Prices for things people buy went down a little in the first three months. This means people are not buying as much as businesses are making. People also didn't spend much money on houses. They bought almost 10% less than last year. This happened even though the government tried to make it easier to borrow money for houses.
The problem with taxes is a big difficulty for China. At this time, China wants companies to invest and hire more people. It also wants Chinese shoppers to buy more things.
Experts in businesses and the government are still careful about what might happen because Trump keeps changing his ideas about the details of his trade war.
Because of what happened in the last two weeks, it is very hard to know how the US and China's taxes on each other might change, according to a report by Tao Wang and other experts.
Two big financial groups, the IMF and ADB, still think the economy will grow by about 4.6% this year.
When Trump became president, he first put a 10% tax on things from China. Later, he made the tax 20%. Now, China has to pay a 145% tax on many things it sells to the U.S.
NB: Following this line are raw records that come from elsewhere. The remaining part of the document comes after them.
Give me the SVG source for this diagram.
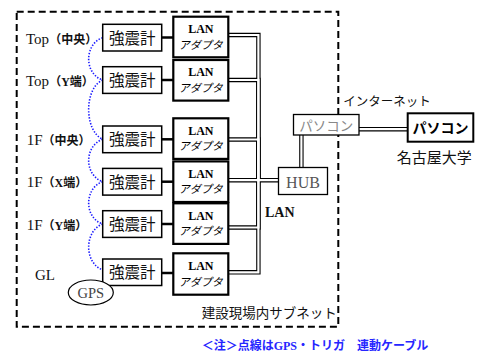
<svg xmlns="http://www.w3.org/2000/svg" width="490" height="354" viewBox="0 0 490 354">
<style>
.serif{font-family:"Liberation Serif","Times New Roman","Noto Sans CJK JP",serif}
.cjk{font-family:"Noto Sans CJK JP","Liberation Sans",sans-serif}
.sensor rect{fill:#fff;stroke:#000;stroke-width:1.5}
.adapter rect{fill:#fff;stroke:#000;stroke-width:2.2}
.busb{fill:none;stroke:#000;stroke-width:4.4}
.busw{fill:none;stroke:#fff;stroke-width:2.2}
.link{stroke:#000;stroke-width:2.5}
.gps{fill:none;stroke:#1a1aff;stroke-width:1.6;stroke-dasharray:1.4 1.6}
.lbl{font-size:15px;fill:#111}
.par{font-size:12px;font-weight:bold}
.st{font-size:15.5px;fill:#111}
</style>
<rect width="490" height="354" fill="#fff"/>
<rect x="16.7" y="11.7" width="321.6" height="315" fill="none" stroke="#000" stroke-width="2" stroke-dasharray="7 4"/>

<g id="connectors">
<g class="busb">
<path d="M228 35H258.4V180.2"/>
<path d="M228 80H258.4V180.2"/>
<path d="M228 139.5H258.4V180.2"/>
<path d="M228 180.2H278"/>
<path d="M228 227.5H258.4V180.2"/>
<path d="M228 272.3H258.4V180.2"/>
<path d="M301.4 135V167"/>
<path d="M359 129.2H408"/>
</g>
<g class="busw">
<path d="M228 35H258.4V180.2"/>
<path d="M228 80H258.4V180.2"/>
<path d="M228 139.5H258.4V180.2"/>
<path d="M228 180.2H278"/>
<path d="M228 227.5H258.4V180.2"/>
<path d="M228 272.3H258.4V180.2"/>
<path d="M301.4 134V168"/>
<path d="M358 129.2H409"/>
</g>
<g>
<line class="link" x1="161.7" y1="37.5" x2="173.3" y2="37.5"/>
<line class="link" x1="161.7" y1="80" x2="173.3" y2="80"/>
<line class="link" x1="161.7" y1="139.3" x2="173.3" y2="139.3"/>
<line class="link" x1="161.7" y1="181.7" x2="173.3" y2="181.7"/>
<line class="link" x1="161.7" y1="224" x2="173.3" y2="224"/>
<line class="link" x1="161.7" y1="273" x2="173.3" y2="273"/>
</g>
<g class="gps">
<path d="M102.7 37.7C84 44 84 74 102.7 80"/>
<path d="M102.7 80C84 88 84 131 102.7 139.3"/>
<path d="M102.7 139.3C84 146 84 175 102.7 181.7"/>
<path d="M102.7 181.7C84 188 84 218 102.7 224"/>
<path d="M102.7 224C84 231 84 263 102.7 270"/>
</g>
</g>

<g id="labels" class="serif">
<text x="26" y="43.5" class="lbl">Top<tspan class="par cjk">（中央）</tspan></text>
<text x="26" y="86" class="lbl">Top<tspan class="par cjk">（<tspan class="serif">Y</tspan>端）</tspan></text>
<text x="26.7" y="145" class="lbl">1F<tspan class="par cjk">（中央）</tspan></text>
<text x="26.7" y="187" class="lbl">1F<tspan class="par cjk">（<tspan class="serif">X</tspan>端）</tspan></text>
<text x="26.7" y="229.5" class="lbl">1F<tspan class="par cjk">（<tspan class="serif">Y</tspan>端）</tspan></text>
<text x="35" y="280" class="lbl">GL</text>
</g>

<g id="sensor1" class="sensor"><rect x="102.7" y="24.3" width="59" height="26.7"/><text x="132.2" y="43.5" text-anchor="middle" class="cjk st">強震計</text></g>
<g id="sensor2" class="sensor"><rect x="102.7" y="66.7" width="59" height="26.7"/><text x="132.2" y="86" text-anchor="middle" class="cjk st">強震計</text></g>
<g id="sensor3" class="sensor"><rect x="102.7" y="126" width="59" height="26.7"/><text x="132.2" y="145.3" text-anchor="middle" class="cjk st">強震計</text></g>
<g id="sensor4" class="sensor"><rect x="102.7" y="168.4" width="59" height="26.7"/><text x="132.2" y="187.7" text-anchor="middle" class="cjk st">強震計</text></g>
<g id="sensor5" class="sensor"><rect x="102.7" y="210.7" width="59" height="26.7"/><text x="132.2" y="230" text-anchor="middle" class="cjk st">強震計</text></g>
<g id="sensor6" class="sensor"><rect x="102.7" y="259" width="59" height="26.5"/><text x="132.2" y="278.2" text-anchor="middle" class="cjk st">強震計</text></g>

<g id="adapter1" class="adapter"><rect x="173.3" y="16.7" width="55" height="40.6"/><text x="200.8" y="33" text-anchor="middle" class="serif" font-size="12" font-weight="bold">LAN</text><text x="200.8" y="48.5" text-anchor="middle" class="cjk" font-size="11" font-style="italic">アダプタ</text></g>
<g id="adapter2" class="adapter"><rect x="173.3" y="60" width="55" height="40.6"/><text x="200.8" y="76.3" text-anchor="middle" class="serif" font-size="12" font-weight="bold">LAN</text><text x="200.8" y="91.8" text-anchor="middle" class="cjk" font-size="11" font-style="italic">アダプタ</text></g>
<g id="adapter3" class="adapter"><rect x="173.3" y="118.3" width="55" height="40.6"/><text x="200.8" y="134.6" text-anchor="middle" class="serif" font-size="12" font-weight="bold">LAN</text><text x="200.8" y="150.1" text-anchor="middle" class="cjk" font-size="11" font-style="italic">アダプタ</text></g>
<g id="adapter4" class="adapter"><rect x="173.3" y="161.4" width="55" height="40.6"/><text x="200.8" y="177.7" text-anchor="middle" class="serif" font-size="12" font-weight="bold">LAN</text><text x="200.8" y="193.2" text-anchor="middle" class="cjk" font-size="11" font-style="italic">アダプタ</text></g>
<g id="adapter5" class="adapter"><rect x="173.3" y="203.3" width="55" height="40.6"/><text x="200.8" y="219.6" text-anchor="middle" class="serif" font-size="12" font-weight="bold">LAN</text><text x="200.8" y="235.1" text-anchor="middle" class="cjk" font-size="11" font-style="italic">アダプタ</text></g>
<g id="adapter6" class="adapter"><rect x="173.3" y="253.3" width="55" height="41.4"/><text x="200.8" y="270" text-anchor="middle" class="serif" font-size="12" font-weight="bold">LAN</text><text x="200.8" y="285.5" text-anchor="middle" class="cjk" font-size="11" font-style="italic">アダプタ</text></g>

<g id="gps"><ellipse cx="90.8" cy="292.5" rx="22.5" ry="12.5" fill="#fff" stroke="#000" stroke-width="1.2"/><text x="90.8" y="298.3" text-anchor="middle" class="serif" font-size="14.5" fill="#444">GPS</text></g>

<g id="hub"><rect x="278.5" y="167.5" width="49" height="27" fill="#fff" stroke="#000" stroke-width="1.3"/><text x="303" y="188" text-anchor="middle" class="serif" font-size="16" fill="#555">HUB</text></g>
<text x="265" y="217.3" class="serif" font-size="14" font-weight="bold" fill="#111">LAN</text>

<g id="pc-local"><rect x="293.5" y="114.5" width="65.5" height="20.5" fill="#fff" stroke="#000" stroke-width="1.3"/><text x="326.2" y="131.2" text-anchor="middle" class="cjk" font-size="13.5" fill="#888">パソコン</text></g>
<g id="pc-remote"><rect x="407.7" y="113.3" width="65.6" height="28.4" fill="#fff" stroke="#000" stroke-width="2"/><text x="440.5" y="133" text-anchor="middle" class="cjk" font-size="14" font-weight="bold" fill="#000">パソコン</text></g>

<text x="343.3" y="106" class="cjk" font-size="12.5" fill="#111">インターネット</text>
<text x="396.7" y="162.5" class="cjk" font-size="15" fill="#111">名古屋大学</text>
<text x="201.7" y="318" class="cjk" font-size="13.5" fill="#111">建設現場内サブネット</text>
<text x="201.7" y="349.5" class="cjk" font-size="12" font-weight="bold" fill="#2626ff">＜注＞点線は<tspan class="serif">GPS</tspan>・トリガ　連動ケーブル</text>
</svg>
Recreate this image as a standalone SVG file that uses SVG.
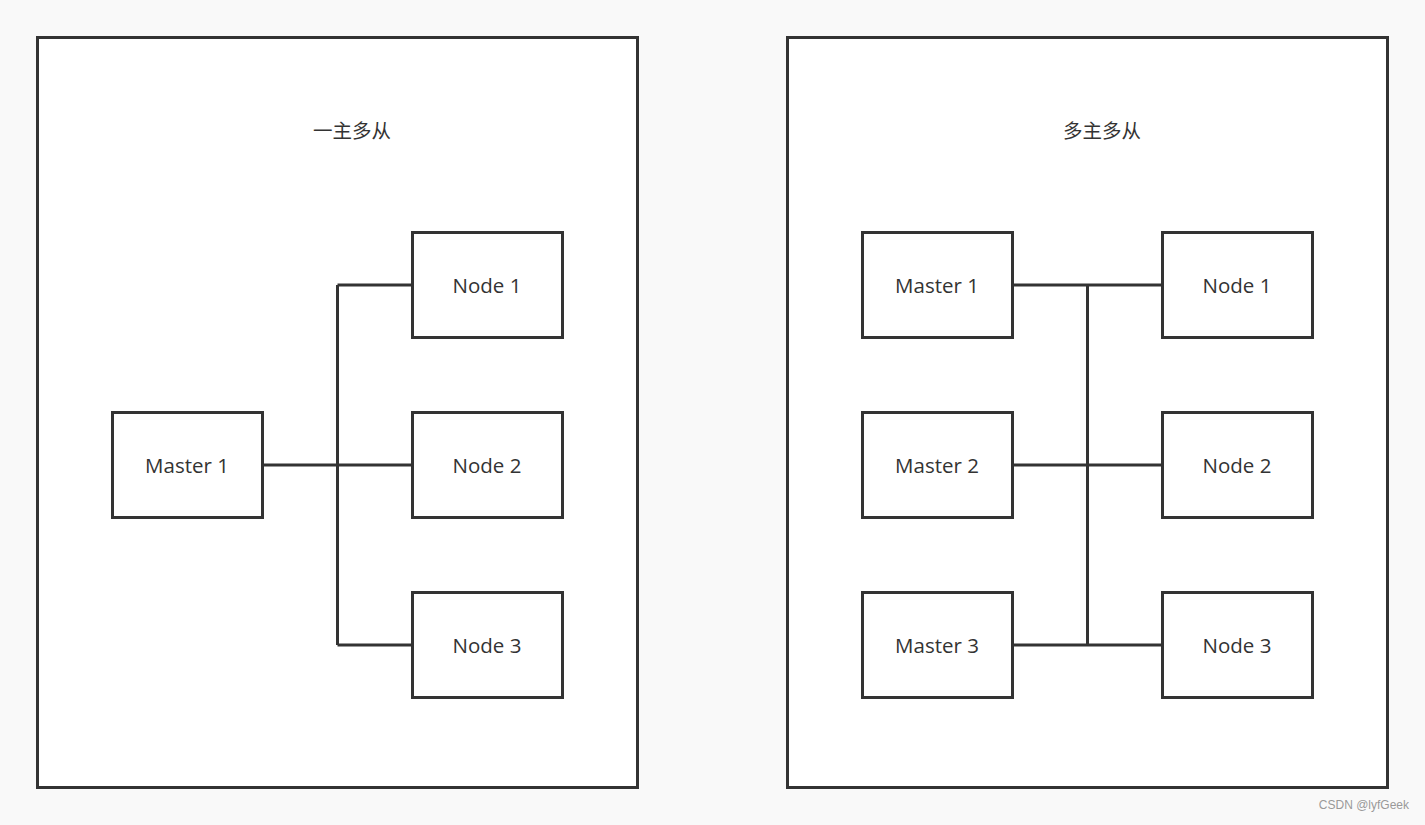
<svg xmlns="http://www.w3.org/2000/svg" width="1425" height="825" viewBox="0 0 1425 825">
<style>
.frame{fill:#fff;stroke:#333;stroke-width:3}
.box{fill:#fff;stroke:#333;stroke-width:3}
.lbl{font-family:"Open Sans","Noto Sans","Liberation Sans",sans-serif;font-size:20.5px;fill:#333;text-anchor:middle;dominant-baseline:central}
.ttl{font-family:"Noto Sans CJK SC","Noto Sans",sans-serif;font-size:19.5px;fill:#333;text-anchor:middle;dominant-baseline:central}
.wire{fill:none;stroke:#333;stroke-width:3}
</style>
<rect width="1425" height="825" fill="#f9f9f9"/>
<g id="frame-left"><rect class="frame" x="37.5" y="37.5" width="600" height="750"/><text class="ttl" x="352" y="129">一主多从</text></g>
<g id="frame-right"><rect class="frame" x="787.5" y="37.5" width="600" height="750"/><text class="ttl" x="1102" y="129">多主多从</text></g>
<g id="connectors">
<path class="wire" d="M262.5 465H412.5M337.5 285V645M337.5 285H412.5M337.5 645H412.5"/>
<path class="wire" d="M1012.5 285H1162.5M1012.5 465H1162.5M1012.5 645H1162.5M1087.5 285V645"/>
</g>
<g id="l-master1"><rect class="box" x="112.5" y="412.5" width="150" height="105"/><text class="lbl" x="187" y="465">Master 1</text></g>
<g id="l-node1"><rect class="box" x="412.5" y="232.5" width="150" height="105"/><text class="lbl" x="487" y="285">Node 1</text></g>
<g id="l-node2"><rect class="box" x="412.5" y="412.5" width="150" height="105"/><text class="lbl" x="487" y="465">Node 2</text></g>
<g id="l-node3"><rect class="box" x="412.5" y="592.5" width="150" height="105"/><text class="lbl" x="487" y="645">Node 3</text></g>
<g id="r-master1"><rect class="box" x="862.5" y="232.5" width="150" height="105"/><text class="lbl" x="937" y="285">Master 1</text></g>
<g id="r-master2"><rect class="box" x="862.5" y="412.5" width="150" height="105"/><text class="lbl" x="937" y="465">Master 2</text></g>
<g id="r-master3"><rect class="box" x="862.5" y="592.5" width="150" height="105"/><text class="lbl" x="937" y="645">Master 3</text></g>
<g id="r-node1"><rect class="box" x="1162.5" y="232.5" width="150" height="105"/><text class="lbl" x="1237" y="285">Node 1</text></g>
<g id="r-node2"><rect class="box" x="1162.5" y="412.5" width="150" height="105"/><text class="lbl" x="1237" y="465">Node 2</text></g>
<g id="r-node3"><rect class="box" x="1162.5" y="592.5" width="150" height="105"/><text class="lbl" x="1237" y="645">Node 3</text></g>
<text x="1409" y="809" font-family="Liberation Sans,Arial,sans-serif" font-size="12" fill="#999" text-anchor="end">CSDN @lyfGeek</text>
</svg>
UBS thinks that if the taxes stay about the same, China might sell a lot less to the United States. They also think China's total sales to other countries could go down by 10%. UBS changed their guess for how much China's economy will grow this year to 3.4% instead of 4%. They think growth will be slower, at 3%, in 2026.
In the last seven months, China has tried harder to get people to spend more money and companies to invest. They gave extra money to people who exchanged old cars and appliances for new ones. They also gave more money to industries that needed help, like building homes.